Are you repeating the same conflict with a close friend? Learn how to strengthen your friendships. By Leia Gamache.
The success of a relationship is often determined by our ability to see each step of our journey through both "I"s. In every relationship, there are three important energies - the two autonomous individuals and that of the relationship we are co-creating together.
When autonomy is our main focus, our sense of connection becomes diminished. However, if we focus too much on the relationship, it can be at the expense of our individual growth, and we may feel the urge to separate or dominate. We are seeing through only one "I". This dance between autonomy and connection is more or less present in all our relationships; but the need to create balance is most pressing in our close, personal connections. It is in these relationships that we see our true measure — where we shine and where we have yet to heal. After all, no one can lift us up or push our buttons like our closest friends!
When we are in conflict, we need to ask ourselves what we are really defending and why it is so important to win the other person’s support.
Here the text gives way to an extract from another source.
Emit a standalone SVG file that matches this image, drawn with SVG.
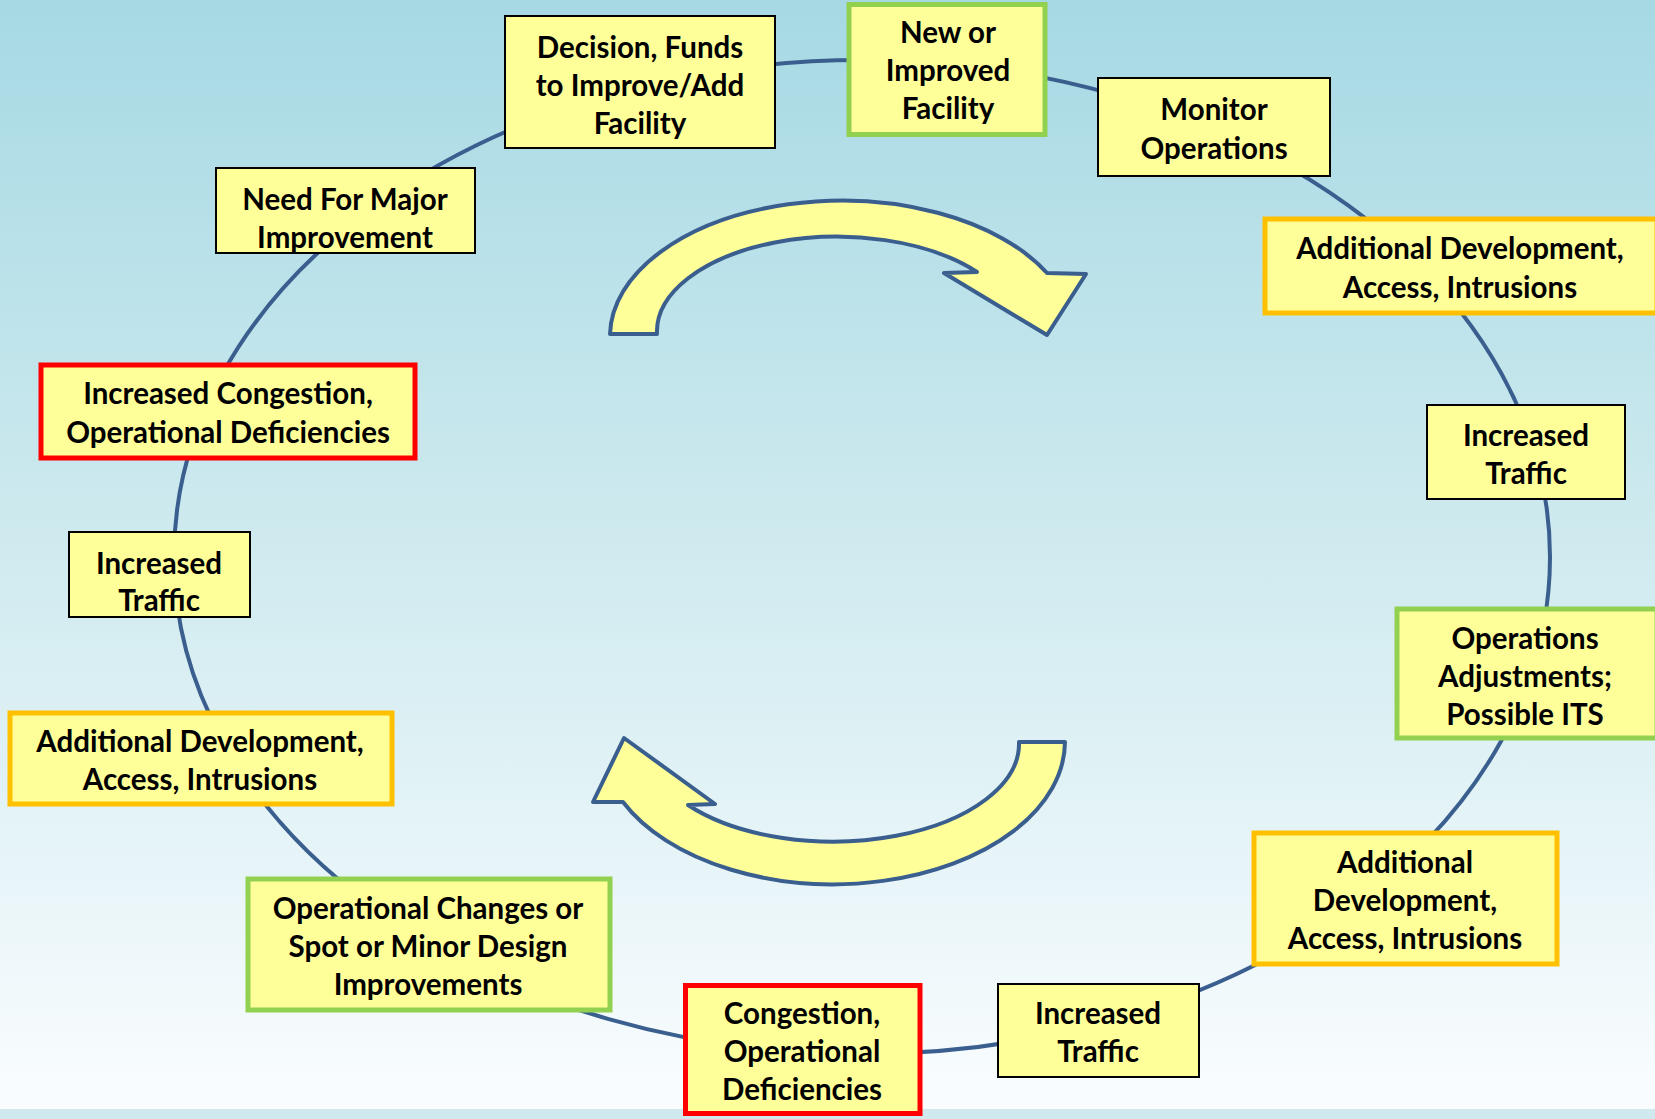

Is your conflict about agreements? Many agreements between close friends are unspoken. We sometimes assume that because we are close, we see things through the same lens. Having an open-hearted conversation may help you open both "I"s and create a new shared understanding.
If this seems unattainable, you may be in a co-dependent relationship where you base your state of mind on the perceptions of others. Caring what a person thinks is not the same as depending on them for validation or escape from personal responsibility. In a co-dependent relationship, we look to the other person to fill a need we are not meeting for ourselves. Such is the human condition. We may feel unwilling or unable to respond to our own needs.
Try this simple exercise. Make a list of all of the characteristics of a good friend. Now, for each item on that list ask, "Do I do that for myself?" Where are you failing to meet your own needs and depending on others to complete you?
A healthy relationship that truly nourishes us, is based on a genuine desire to connect and grow together. In this sense, the best relationship is one of shared gifts and not based on what we get from one another. Each step you take to offer yourself the gifts that you seek in friendship, is a step closer to a deeper connection with yourself and others.